José Silva, 42 anos, morou por uma década nas ruas do Ceará e hoje é tenente; conhecido como "Já Morreu" no passado, agora dá palestras sobre sua história
De “Já Morreu” a Tenente Silva foram 42 anos. Antes de galgar a patente de oficial da Polícia Militar do Ceará, em 2004, José Gonçalves da Silva, 55, ficou órfão, morou na rua por mais de uma década, passou fome, foi preso injustamente e apanhou da própria polícia.Nesse meio tempo, sem nunca ter frequentado a escola, trabalhou como gari, engraxate, lavador de carro, cobrador de ônibus e foi ajudante de pedreiro. Quando se tornou policial militar, precisou lidar com o preconceito dentro da corporação.

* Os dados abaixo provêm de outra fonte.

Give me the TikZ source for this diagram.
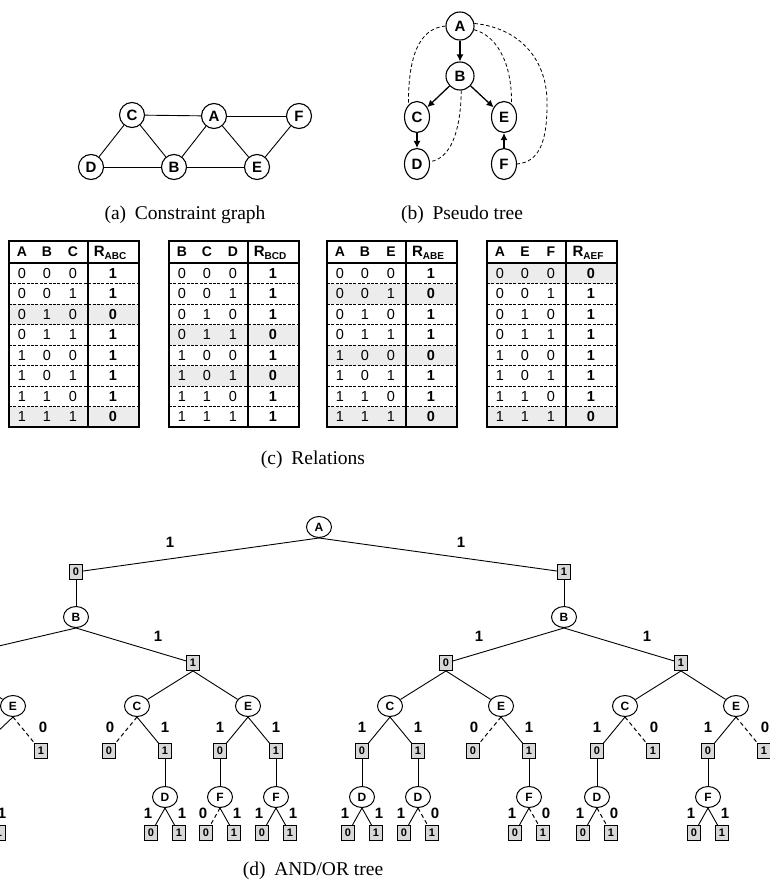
\documentclass[tikz,border=0pt]{standalone}
\usepackage{fontspec}
\setmainfont{Liberation Serif}
\newfontfamily\arial{Liberation Sans}
\usetikzlibrary{shapes.geometric,arrows.meta}
\definecolor{shadegray}{RGB}{236,236,236}
\definecolor{andgray}{RGB}{216,216,216}
\tikzset{
  gn/.style={circle, draw, line width=1.1pt, minimum size=25pt, inner sep=0pt, font=\arial\bfseries\fontsize{15}{15}\selectfont},
  pn/.style={ellipse, draw, line width=1.1pt, minimum width=25pt, minimum height=31pt, inner sep=0pt, font=\arial\bfseries\fontsize{15}{15}\selectfont},
  pnr/.style={pn, minimum width=28pt, minimum height=28pt},
  gline/.style={line width=0.9pt},
  parr/.style={line width=1.3pt, -{Latex[length=7pt,width=7pt]}},
  pdash/.style={line width=0.8pt, dash pattern=on 3.5pt off 2.5pt},
  orn/.style={ellipse, draw, line width=1pt, minimum width=25pt, minimum height=21pt, inner sep=0pt, font=\arial\bfseries\fontsize{12}{12}\selectfont},
  andn/.style={rectangle, draw, line width=0.9pt, fill=andgray, minimum width=13pt, minimum height=15pt, inner sep=0pt, font=\arial\bfseries\fontsize{11}{11}\selectfont},
  elab/.style={inner sep=0pt, font=\arial\bfseries\fontsize{15}{15}\selectfont},
  tedge/.style={line width=0.9pt},
  zedge/.style={line width=1pt, dash pattern=on 4pt off 3pt},
  captext/.style={inner sep=0pt, anchor=base, font=\fontsize{19.5}{19.5}\selectfont},
  hdr/.style={inner sep=0pt, font=\arial\bfseries\fontsize{14}{14}\selectfont},
  cell/.style={inner sep=0pt, font=\arial\fontsize{14.5}{14.5}\selectfont},
  rv/.style={inner sep=0pt, font=\arial\bfseries\fontsize{14.5}{14.5}\selectfont},
  rowline/.style={line width=0.8pt, dash pattern=on 3pt off 1.4pt},
}
% relation table: #1 name, #2 left x, #3-#5 headers, #6 subscript, #7 R values
\newcommand{\reltab}[7]{%
\begin{scope}[shift={(#2,0)}]
  \foreach \v [count=\i from 0] in {#7}{%
    \ifnum\v=0 \fill[shadegray] (0,{263+\i*20.5}) rectangle (130,{263+(\i+1)*20.5});\fi
    \pgfmathtruncatemacro{\ba}{\i/4}
    \pgfmathtruncatemacro{\bb}{mod(\i,4)/2}
    \pgfmathtruncatemacro{\bc}{mod(\i,2)}
    \node[cell] (#1-\i-a) at (13,{263+(\i+0.5)*20.5}) {\ba};
    \node[cell] (#1-\i-b) at (38,{263+(\i+0.5)*20.5}) {\bb};
    \node[cell] (#1-\i-c) at (64,{263+(\i+0.5)*20.5}) {\bc};
    \node[rv] (#1-\i-r) at (104,{263+(\i+0.5)*20.5}) {\v};
  }
  \foreach \i in {1,...,7} \draw[rowline] (0,{263+\i*20.5}) -- (130,{263+\i*20.5});
  \draw[line width=1.2pt] (0,263) -- (130,263);
  \draw[line width=1.6pt] (79,241) -- (79,427);
  \draw[line width=1.8pt] (0,241) rectangle (130,427);
  \node[hdr] (#1-ha) at (13,252) {#3};
  \node[hdr] (#1-hb) at (38,252) {#4};
  \node[hdr] (#1-hc) at (64,252) {#5};
  \node[hdr] (#1-hr) at (101,253) {\fontsize{15}{15}\selectfont R\raisebox{-3.5pt}{\fontsize{10}{10}\selectfont #6}};
\end{scope}}
% leaf pair under an OR node: #1 OR node name, #2 x, #3 left weight, #4 right weight
\newcommand{\leafpair}[4]{%
  \node[andn] (#1-0) at ({#2-14},833) {0};
  \node[andn] (#1-1) at ({#2+14},833) {1};
  \ifnum#3=0 \draw[zedge] (#1.south) -- (#1-0);\else \draw[tedge] (#1.south) -- (#1-0);\fi
  \ifnum#4=0 \draw[zedge] (#1.south) -- (#1-1);\else \draw[tedge] (#1.south) -- (#1-1);\fi
  \node[elab] (#1-l0) at ({#2-17},813) {#3};
  \node[elab] (#1-l1) at ({#2+17},813) {#4};
}
\begin{document}
\begin{tikzpicture}[x=1pt,y=-1pt]
\useasboundingbox (0,0) rectangle (770,883);
\clip (0,0) rectangle (770,883);

% ---------- (a) constraint graph ----------
\node[gn] (ga) at (214,116) {A};
\node[gn] (gc) at (132,115) {C};
\node[gn] (gf) at (299,116) {F};
\node[gn] (gd) at (91,167) {D};
\node[gn] (gb) at (174,167) {B};
\node[gn] (ge) at (257,167) {E};
\draw[gline] (gc) -- (ga);
\draw[gline] (ga) -- (gf);
\draw[gline] (gc) -- (gd);
\draw[gline] (gc) -- (gb);
\draw[gline] (ga) -- (gb);
\draw[gline] (ga) -- (ge);
\draw[gline] (gf) -- (ge);
\draw[gline] (gd) -- (gb);
\draw[gline] (gb) -- (ge);
\node[captext] (capa) at (185,219) {(a)\hspace{0.45em}Constraint graph};

% ---------- (b) pseudo tree ----------
\node[pnr] (pa) at (460,26) {A};
\node[pnr] (pb) at (460,76) {B};
\node[pn] (pc) at (417,117) {C};
\node[pn] (pe) at (504,117) {E};
\node[pn] (pd) at (417,164) {D};
\node[pn] (pf) at (504,164) {F};
\draw[parr] (pa) -- (pb);
\draw[parr] (pb) -- (pc);
\draw[parr] (pb) -- (pe);
\draw[parr] (pc) -- (pd);
\draw[parr] (pf) -- (pe);
\draw[pdash] (pa.west) .. controls (425,28) and (408,45) .. (pc.125);
\draw[pdash] (pb.-85) .. controls (461,120) and (455,158) .. (pd.10);
\draw[pdash] (pa.-15) .. controls (495,35) and (512,60) .. (pe.60);
\draw[pdash] (pa.10) .. controls (520,28) and (548,60) .. (547,105) .. controls (547,140) and (540,162) .. (pf.east);
\node[captext] (capb) at (462,219) {(b)\hspace{0.45em}Pseudo tree};

% ---------- (c) relations ----------
\reltab{t1}{9}{A}{B}{C}{ABC}{1,1,0,1,1,1,1,0}
\reltab{t2}{169}{B}{C}{D}{BCD}{1,1,1,0,1,0,1,1}
\reltab{t3}{327}{A}{B}{E}{ABE}{1,0,1,1,0,1,1,0}
\reltab{t4}{487}{A}{E}{F}{AEF}{0,1,1,1,1,1,1,0}
\node[captext] (capc) at (313,464) {(c)\hspace{0.45em}Relations};

% ---------- (d) AND/OR tree ----------
\node[orn] (tA) at (319,527) {A};
\node[andn] (tA0) at (76,572) {0};
\node[andn] (tA1) at (564,572) {1};
\draw[tedge] (tA.south) -- (tA0);
\draw[tedge] (tA.south) -- (tA1);
\node[elab] (lA0) at (170,542) {1};
\node[elab] (lA1) at (461,542) {1};

\node[orn] (tB0) at (76,617) {B};
\node[orn] (tB1) at (564,617) {B};
\draw[tedge] (tA0) -- (tB0);
\draw[tedge] (tA1) -- (tB1);
\coordinate (tB00n) at (-42,655.5);
\coordinate (tB00s) at (-42,670.5);
\node[andn] (tB01) at (193,663) {1};
\node[andn] (tB10) at (446,663) {0};
\node[andn] (tB11) at (681,663) {1};
\draw[tedge] (tB0.south) -- (tB00n);
\draw[tedge] (tB0.south) -- (tB01);
\draw[tedge] (tB1.south) -- (tB10);
\draw[tedge] (tB1.south) -- (tB11);
\node[elab] (lB01) at (158,636) {1};
\node[elab] (lB10) at (479,636) {1};
\node[elab] (lB11) at (647,636) {1};

\node[orn] (tE00) at (13,706) {E};
\node[orn] (tC01) at (137,706) {C};
\node[orn] (tE01) at (248,706) {E};
\node[orn] (tC10) at (390,706) {C};
\node[orn] (tE10) at (501,706) {E};
\node[orn] (tC11) at (625,706) {C};
\node[orn] (tE11) at (736,706) {E};
\draw[tedge] (tB00s) -- (tE00);
\draw[tedge] (tB01.south) -- (tC01);
\draw[tedge] (tB01.south) -- (tE01);
\draw[tedge] (tB10.south) -- (tC10);
\draw[tedge] (tB10.south) -- (tE10);
\draw[tedge] (tB11.south) -- (tC11);
\draw[tedge] (tB11.south) -- (tE11);

% AND nodes under C/E
\coordinate (tE00a0n) at (-15,743.5);
\node[andn] (tE00a1) at (41,751) {1};
\draw[tedge] (tE00.south) -- (tE00a0n);
\draw[zedge] (tE00.south) -- (tE00a1);
\node[elab] (lE00a1) at (43,727) {0};

\node[andn] (tC01a0) at (109,751) {0};
\node[andn] (tC01a1) at (165,751) {1};
\draw[zedge] (tC01.south) -- (tC01a0);
\draw[tedge] (tC01.south) -- (tC01a1);
\node[elab] (lC01a0) at (110,727) {0};
\node[elab] (lC01a1) at (165,727) {1};

\node[andn] (tE01a0) at (220,751) {0};
\node[andn] (tE01a1) at (276,751) {1};
\draw[tedge] (tE01.south) -- (tE01a0);
\draw[tedge] (tE01.south) -- (tE01a1);
\node[elab] (lE01a0) at (220,727) {1};
\node[elab] (lE01a1) at (276,727) {1};

\node[andn] (tC10a0) at (362,751) {0};
\node[andn] (tC10a1) at (418,751) {1};
\draw[tedge] (tC10.south) -- (tC10a0);
\draw[tedge] (tC10.south) -- (tC10a1);
\node[elab] (lC10a0) at (362,727) {1};
\node[elab] (lC10a1) at (418,727) {1};

\node[andn] (tE10a0) at (473,751) {0};
\node[andn] (tE10a1) at (529,751) {1};
\draw[zedge] (tE10.south) -- (tE10a0);
\draw[tedge] (tE10.south) -- (tE10a1);
\node[elab] (lE10a0) at (474,727) {0};
\node[elab] (lE10a1) at (529,727) {1};

\node[andn] (tC11a0) at (597,751) {0};
\node[andn] (tC11a1) at (653,751) {1};
\draw[tedge] (tC11.south) -- (tC11a0);
\draw[zedge] (tC11.south) -- (tC11a1);
\node[elab] (lC11a0) at (597,727) {1};
\node[elab] (lC11a1) at (654,727) {0};

\node[andn] (tE11a0) at (708,751) {0};
\node[andn] (tE11a1) at (764,751) {1};
\draw[tedge] (tE11.south) -- (tE11a0);
\draw[zedge] (tE11.south) -- (tE11a1);
\node[elab] (lE11a0) at (708,727) {1};
\node[elab] (lE11a1) at (765,727) {0};

% OR nodes D/F
\node[orn] (tD011) at (165,797) {D};
\node[orn] (tF010) at (220,797) {F};
\node[orn] (tF011) at (276,797) {F};
\node[orn] (tD100) at (362,797) {D};
\node[orn] (tD101) at (418,797) {D};
\node[orn] (tF101) at (529,797) {F};
\node[orn] (tD110) at (597,797) {D};
\node[orn] (tF110) at (708,797) {F};
\draw[tedge] (tC01a1) -- (tD011);
\draw[tedge] (tE01a0) -- (tF010);
\draw[tedge] (tE01a1) -- (tF011);
\draw[tedge] (tC10a0) -- (tD100);
\draw[tedge] (tC10a1) -- (tD101);
\draw[tedge] (tE10a1) -- (tF101);
\draw[tedge] (tC11a0) -- (tD110);
\draw[tedge] (tE11a0) -- (tF110);

% leaves
\node[andn] (tF000a1) at (-1,833) {1};
\node[elab] (lF000a1) at (2,813) {1};
\leafpair{tD011}{165}{1}{1}
\leafpair{tF010}{220}{0}{1}
\leafpair{tF011}{276}{1}{1}
\leafpair{tD100}{362}{1}{1}
\leafpair{tD101}{418}{1}{0}
\leafpair{tF101}{529}{1}{0}
\leafpair{tD110}{597}{1}{0}
\leafpair{tF110}{708}{1}{1}

\node[captext] (capd) at (313,875) {(d)\hspace{0.45em}AND/OR tree};
\end{tikzpicture}
\end{document}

“Eu tinha receio de dizer que fui morador de rua. Quando era soldado, o cabo poderia me discriminar. Promovido a cabo, poderia ser o sargento, e assim por diante”.
Do passado de morador de rua, Silva guarda lições compiladas em um livro que escreveu sobre sua trajetória. Ele dá palestras em escolas e clinicas de recuperação de dependentes químicos, contando sua história como exemplo.
“Durante toda minha vida, nunca fumei nada. Nunca usei droga”, diz. Silva tem três filhas adultas e formadas, graduou-se em História e é lotado no Colégio da Polícia Militar do Ceará, no bairro Padre Andrade, em Fortaleza, onde trabalha como coordenador disciplinar.
“Já Morreu”
Caçula de seis irmãos, Silva deixou o distrito de Baixio das Palmeiras rumo à sede do município, no Crato (a 504 quilômetros de Fortaleza), aos sete anos, após perder a mãe e, anos depois, o pai. “Eu não queria continuar naquele lugar”.
Na cidade, por ser magro e usar roupas surradas, ganhou o apelido de “Já Morreu”, dado no interior do Nordeste a pessoas com baixa expectativa de transformação social.
“Já Morreu” viveu por 12 anos nas ruas do Crato. À noite, dormia na Igreja da Sé. Durante o dia, vagava pelo centro da cidade fazendo biscates e pedindo esmola. Quando o sacristão o expulsou do templo, passou a dormir no cemitério. E assim foi até conseguir, aos 11 anos, um emprego de gari na prefeitura. Então, o caminhão de lixo lhe deu guarida.
Alfabetizado
Aos 15 anos, quando o então presidente Médici (1969-1974) teve a ideia de ligar a região Norte ao restante do País por uma estrada, Silva se juntou a outras centenas de trabalhadores em algum lugar no meio do Estado do Pará na construção da rodovia Transamazônica. A empreitada durou seis meses, ele juntou pouco dinheiro e voltou. “Foi quando alguém, mas não lembro quem, me deu a luz para ir estudar”, relembra.
Ainda morando na rua, Silva foi cursar o Mobral (Movimento Brasileiro de Alfabetização).
Prisão
Com o que aprendeu de cálculo, escrita e leitura, conseguiu o melhor emprego da vida, até então, como porteiro de um pequeno hotel ainda hoje em funcionamento no Crato. O estabelecimento sofreu um assalto e as suspeitas recaíram sobre Silva. Ele foi detido, espancado pela polícia que, sem provas, teve que soltá-lo.
“Eu larguei o emprego e troquei por outro, mas uma semana depois aconteceu um assalto lá e a dona do hotel deu queixa contra mim. Eu acabei preso e apanhei muito dos policiais. Até que o verdadeiro ladrão foi encontrado e confessou o crime”, recorda.
Silva lembra que sua ex-patroa se desculpou pelo que houve. “Mas isso marcou. O preconceito marcou e a surra também”, diz. “Não foi só porque era pobre, mas pela minha cor”, acredita ele.
Oficial da PM
Em 1976, próximo de completar 18 anos, alistou-se no Exército. Serviu no Tiro de Guerra do Crato - organização militar que forma reservistas para atuar na defesa e civil. “Foi o período em que mais passei fome na minha vida”, conta. “Mas foi só aí que eu pensei que podia ser um policial. Não era um sonho meu de infância”, admite.
Ao deixar o serviço militar, arranjou um emprego como cobrador de ônibus em Fortaleza e, com isso, uma nova possibilidade de estudar. Com a renda do trabalho, conseguia pagar os estudos em um colégio particular.
Lá, ele chegou à série que corresponde atualmente ao sexto ano do ensino fundamental. Suficiente para prestar concurso para soldado da Polícia Militar em 1979 e ser aprovado.
Silva não parou de estudar, fez supletivo e recebeu o diploma de Ensino Médio. Em 2004 era oficial da PM. Anos depois, ingressou na Universidade Vale do Acaraú (UVA) e, em 2011, concluiu o curso de História.